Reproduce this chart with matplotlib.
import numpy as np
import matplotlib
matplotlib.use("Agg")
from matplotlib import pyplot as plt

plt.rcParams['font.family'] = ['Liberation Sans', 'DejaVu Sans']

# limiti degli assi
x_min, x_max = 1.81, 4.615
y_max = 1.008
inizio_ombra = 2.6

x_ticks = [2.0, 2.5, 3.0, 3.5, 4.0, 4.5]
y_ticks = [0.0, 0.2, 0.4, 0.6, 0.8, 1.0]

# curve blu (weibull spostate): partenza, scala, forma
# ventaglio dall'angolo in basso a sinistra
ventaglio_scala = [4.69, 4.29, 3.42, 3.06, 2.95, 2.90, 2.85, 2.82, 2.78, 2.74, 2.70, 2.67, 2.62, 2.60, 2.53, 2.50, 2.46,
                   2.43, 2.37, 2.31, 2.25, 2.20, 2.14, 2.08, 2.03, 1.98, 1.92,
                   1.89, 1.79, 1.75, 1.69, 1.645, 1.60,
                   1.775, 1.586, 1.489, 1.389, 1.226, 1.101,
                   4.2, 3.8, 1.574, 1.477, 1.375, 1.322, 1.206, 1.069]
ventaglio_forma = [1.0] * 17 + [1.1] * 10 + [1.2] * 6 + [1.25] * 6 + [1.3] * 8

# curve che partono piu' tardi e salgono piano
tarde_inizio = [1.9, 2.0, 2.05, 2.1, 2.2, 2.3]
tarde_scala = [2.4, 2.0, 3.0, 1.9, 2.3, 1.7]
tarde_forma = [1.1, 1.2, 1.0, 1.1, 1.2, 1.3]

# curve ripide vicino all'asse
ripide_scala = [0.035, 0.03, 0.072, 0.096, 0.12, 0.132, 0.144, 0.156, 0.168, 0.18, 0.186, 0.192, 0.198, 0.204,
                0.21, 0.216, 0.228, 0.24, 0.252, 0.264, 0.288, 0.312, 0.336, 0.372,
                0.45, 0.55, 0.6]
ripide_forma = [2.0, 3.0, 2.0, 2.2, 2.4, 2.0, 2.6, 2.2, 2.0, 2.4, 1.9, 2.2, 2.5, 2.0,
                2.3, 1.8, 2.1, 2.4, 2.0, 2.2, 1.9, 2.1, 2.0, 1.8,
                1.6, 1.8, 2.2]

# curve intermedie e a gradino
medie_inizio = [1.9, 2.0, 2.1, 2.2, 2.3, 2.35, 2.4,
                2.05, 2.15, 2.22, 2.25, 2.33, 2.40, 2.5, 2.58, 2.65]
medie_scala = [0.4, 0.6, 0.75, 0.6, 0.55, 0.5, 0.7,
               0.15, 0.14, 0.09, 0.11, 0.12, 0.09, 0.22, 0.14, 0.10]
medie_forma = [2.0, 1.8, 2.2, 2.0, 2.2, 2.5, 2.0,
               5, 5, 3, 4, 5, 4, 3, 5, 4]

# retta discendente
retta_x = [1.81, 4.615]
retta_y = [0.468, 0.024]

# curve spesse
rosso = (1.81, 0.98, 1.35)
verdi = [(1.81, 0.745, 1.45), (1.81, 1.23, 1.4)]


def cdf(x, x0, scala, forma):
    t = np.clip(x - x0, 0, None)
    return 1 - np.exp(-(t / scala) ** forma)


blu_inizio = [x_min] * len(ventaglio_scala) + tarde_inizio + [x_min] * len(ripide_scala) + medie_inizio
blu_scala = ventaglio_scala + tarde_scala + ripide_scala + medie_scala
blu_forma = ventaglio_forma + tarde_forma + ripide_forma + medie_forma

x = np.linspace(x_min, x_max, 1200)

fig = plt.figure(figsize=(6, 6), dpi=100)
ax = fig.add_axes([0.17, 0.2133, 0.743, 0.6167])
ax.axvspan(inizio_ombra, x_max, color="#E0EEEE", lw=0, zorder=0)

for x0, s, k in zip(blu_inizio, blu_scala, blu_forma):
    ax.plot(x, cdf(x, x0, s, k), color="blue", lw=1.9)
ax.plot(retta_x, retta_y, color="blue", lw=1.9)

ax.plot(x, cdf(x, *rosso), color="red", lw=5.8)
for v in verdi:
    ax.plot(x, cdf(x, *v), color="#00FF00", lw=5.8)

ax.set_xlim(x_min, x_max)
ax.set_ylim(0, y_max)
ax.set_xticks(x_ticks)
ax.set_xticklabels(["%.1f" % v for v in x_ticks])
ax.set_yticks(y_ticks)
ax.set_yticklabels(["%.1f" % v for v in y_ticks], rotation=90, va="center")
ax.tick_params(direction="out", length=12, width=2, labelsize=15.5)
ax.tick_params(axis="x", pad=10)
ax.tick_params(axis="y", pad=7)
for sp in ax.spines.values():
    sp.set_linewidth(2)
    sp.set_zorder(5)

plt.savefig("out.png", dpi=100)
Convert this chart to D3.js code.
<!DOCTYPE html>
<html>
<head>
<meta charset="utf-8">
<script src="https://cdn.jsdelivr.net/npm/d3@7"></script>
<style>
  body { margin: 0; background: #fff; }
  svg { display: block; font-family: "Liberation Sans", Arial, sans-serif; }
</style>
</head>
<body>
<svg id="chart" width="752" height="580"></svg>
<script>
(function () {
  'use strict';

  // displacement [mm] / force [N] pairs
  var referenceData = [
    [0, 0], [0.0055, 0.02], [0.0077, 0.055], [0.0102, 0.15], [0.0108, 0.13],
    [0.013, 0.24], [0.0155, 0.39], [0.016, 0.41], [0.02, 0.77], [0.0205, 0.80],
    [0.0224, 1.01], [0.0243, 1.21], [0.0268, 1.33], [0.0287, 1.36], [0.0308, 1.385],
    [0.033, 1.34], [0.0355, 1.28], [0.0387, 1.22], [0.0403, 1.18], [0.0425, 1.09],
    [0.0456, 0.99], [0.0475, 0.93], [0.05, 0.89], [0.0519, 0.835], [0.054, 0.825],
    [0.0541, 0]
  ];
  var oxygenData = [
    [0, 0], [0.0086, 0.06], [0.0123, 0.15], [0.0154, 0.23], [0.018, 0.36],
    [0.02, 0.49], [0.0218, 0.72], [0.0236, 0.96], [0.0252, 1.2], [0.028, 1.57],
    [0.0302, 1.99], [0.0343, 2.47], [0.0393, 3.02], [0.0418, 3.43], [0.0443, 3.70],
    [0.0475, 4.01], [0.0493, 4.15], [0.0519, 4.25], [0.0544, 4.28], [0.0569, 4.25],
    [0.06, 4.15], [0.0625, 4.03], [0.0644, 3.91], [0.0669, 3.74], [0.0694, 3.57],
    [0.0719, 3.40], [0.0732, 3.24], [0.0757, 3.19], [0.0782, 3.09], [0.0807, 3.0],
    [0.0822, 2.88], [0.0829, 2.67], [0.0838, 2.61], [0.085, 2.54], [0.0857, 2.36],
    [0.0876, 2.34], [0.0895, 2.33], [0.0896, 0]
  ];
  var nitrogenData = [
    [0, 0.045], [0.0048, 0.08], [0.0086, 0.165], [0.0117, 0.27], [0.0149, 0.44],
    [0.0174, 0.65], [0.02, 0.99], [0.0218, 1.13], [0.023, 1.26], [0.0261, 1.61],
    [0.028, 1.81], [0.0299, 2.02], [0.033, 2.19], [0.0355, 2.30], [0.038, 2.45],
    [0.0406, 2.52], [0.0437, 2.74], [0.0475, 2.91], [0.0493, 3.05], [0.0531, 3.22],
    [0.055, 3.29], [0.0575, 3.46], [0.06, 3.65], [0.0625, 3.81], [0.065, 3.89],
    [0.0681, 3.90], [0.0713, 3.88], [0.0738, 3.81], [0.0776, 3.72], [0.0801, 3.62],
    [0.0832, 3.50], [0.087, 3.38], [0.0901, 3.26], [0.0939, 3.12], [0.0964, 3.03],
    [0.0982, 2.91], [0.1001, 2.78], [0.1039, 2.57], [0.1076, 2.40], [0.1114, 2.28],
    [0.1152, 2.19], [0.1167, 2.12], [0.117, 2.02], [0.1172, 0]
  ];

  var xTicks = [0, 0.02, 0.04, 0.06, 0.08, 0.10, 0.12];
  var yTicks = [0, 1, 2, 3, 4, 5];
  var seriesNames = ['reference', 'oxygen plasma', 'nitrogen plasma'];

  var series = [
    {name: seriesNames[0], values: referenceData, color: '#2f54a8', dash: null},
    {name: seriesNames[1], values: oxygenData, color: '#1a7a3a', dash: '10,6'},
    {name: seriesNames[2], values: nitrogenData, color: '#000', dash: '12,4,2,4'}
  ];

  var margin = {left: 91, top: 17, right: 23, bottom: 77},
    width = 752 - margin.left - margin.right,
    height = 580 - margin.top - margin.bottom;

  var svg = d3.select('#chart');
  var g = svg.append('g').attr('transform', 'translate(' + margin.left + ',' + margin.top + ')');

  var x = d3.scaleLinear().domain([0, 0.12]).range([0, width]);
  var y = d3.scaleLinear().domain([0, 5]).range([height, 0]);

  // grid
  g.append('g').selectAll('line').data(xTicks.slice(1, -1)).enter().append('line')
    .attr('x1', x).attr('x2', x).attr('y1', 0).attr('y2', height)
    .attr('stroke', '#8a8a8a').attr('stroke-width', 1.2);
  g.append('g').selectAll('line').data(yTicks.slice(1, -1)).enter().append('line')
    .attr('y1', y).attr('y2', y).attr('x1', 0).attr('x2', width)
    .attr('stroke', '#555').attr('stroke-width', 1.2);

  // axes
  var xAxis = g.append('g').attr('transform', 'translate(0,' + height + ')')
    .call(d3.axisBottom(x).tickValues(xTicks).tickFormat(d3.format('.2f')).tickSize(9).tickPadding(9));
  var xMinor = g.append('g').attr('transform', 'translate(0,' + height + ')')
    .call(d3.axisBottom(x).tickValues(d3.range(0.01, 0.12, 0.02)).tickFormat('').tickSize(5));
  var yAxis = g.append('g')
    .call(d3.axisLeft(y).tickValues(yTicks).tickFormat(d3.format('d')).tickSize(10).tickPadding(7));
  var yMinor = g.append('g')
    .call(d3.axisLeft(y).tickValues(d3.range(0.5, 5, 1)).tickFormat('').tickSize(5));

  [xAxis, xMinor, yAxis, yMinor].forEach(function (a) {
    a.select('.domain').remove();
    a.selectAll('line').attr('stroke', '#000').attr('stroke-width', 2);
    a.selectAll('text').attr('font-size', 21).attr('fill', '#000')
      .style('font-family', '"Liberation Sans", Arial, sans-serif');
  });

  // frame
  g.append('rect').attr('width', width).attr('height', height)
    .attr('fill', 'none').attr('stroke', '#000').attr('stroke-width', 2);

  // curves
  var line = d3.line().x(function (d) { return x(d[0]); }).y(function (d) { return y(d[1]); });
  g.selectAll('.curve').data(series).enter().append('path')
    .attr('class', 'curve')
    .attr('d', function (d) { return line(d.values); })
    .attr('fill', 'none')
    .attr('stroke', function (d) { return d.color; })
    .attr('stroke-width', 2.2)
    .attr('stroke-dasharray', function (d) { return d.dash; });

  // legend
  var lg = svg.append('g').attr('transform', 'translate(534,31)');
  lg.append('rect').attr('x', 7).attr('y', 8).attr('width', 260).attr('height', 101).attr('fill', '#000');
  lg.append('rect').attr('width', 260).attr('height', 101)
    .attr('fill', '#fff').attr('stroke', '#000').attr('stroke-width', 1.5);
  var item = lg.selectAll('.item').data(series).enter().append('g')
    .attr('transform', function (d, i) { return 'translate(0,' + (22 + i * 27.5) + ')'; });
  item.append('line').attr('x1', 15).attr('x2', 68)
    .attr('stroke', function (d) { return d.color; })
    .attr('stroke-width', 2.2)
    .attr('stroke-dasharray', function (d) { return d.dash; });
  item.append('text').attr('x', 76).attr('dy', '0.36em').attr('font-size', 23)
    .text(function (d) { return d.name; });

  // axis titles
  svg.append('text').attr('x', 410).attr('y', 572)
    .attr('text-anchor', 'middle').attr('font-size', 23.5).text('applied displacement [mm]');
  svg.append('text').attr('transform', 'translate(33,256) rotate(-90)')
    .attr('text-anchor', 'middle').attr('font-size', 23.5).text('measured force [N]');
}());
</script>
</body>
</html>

# # # # # # #

EXERCISE GOAL: Set the lines down exactly, from the first line of the records to the line where "tarde_forma = [1.1, 1.2, 1.0, 1.1, 1.2, 1.3]" appears, with both ends kept.

RIGHT ANSWER:
Reproduce this chart with matplotlib.
import numpy as np
import matplotlib
matplotlib.use("Agg")
from matplotlib import pyplot as plt

plt.rcParams['font.family'] = ['Liberation Sans', 'DejaVu Sans']

# limiti degli assi
x_min, x_max = 1.81, 4.615
y_max = 1.008
inizio_ombra = 2.6

x_ticks = [2.0, 2.5, 3.0, 3.5, 4.0, 4.5]
y_ticks = [0.0, 0.2, 0.4, 0.6, 0.8, 1.0]

# curve blu (weibull spostate): partenza, scala, forma
# ventaglio dall'angolo in basso a sinistra
ventaglio_scala = [4.69, 4.29, 3.42, 3.06, 2.95, 2.90, 2.85, 2.82, 2.78, 2.74, 2.70, 2.67, 2.62, 2.60, 2.53, 2.50, 2.46,
                   2.43, 2.37, 2.31, 2.25, 2.20, 2.14, 2.08, 2.03, 1.98, 1.92,
                   1.89, 1.79, 1.75, 1.69, 1.645, 1.60,
                   1.775, 1.586, 1.489, 1.389, 1.226, 1.101,
                   4.2, 3.8, 1.574, 1.477, 1.375, 1.322, 1.206, 1.069]
ventaglio_forma = [1.0] * 17 + [1.1] * 10 + [1.2] * 6 + [1.25] * 6 + [1.3] * 8

# curve che partono piu' tardi e salgono piano
tarde_inizio = [1.9, 2.0, 2.05, 2.1, 2.2, 2.3]
tarde_scala = [2.4, 2.0, 3.0, 1.9, 2.3, 1.7]
tarde_forma = [1.1, 1.2, 1.0, 1.1, 1.2, 1.3]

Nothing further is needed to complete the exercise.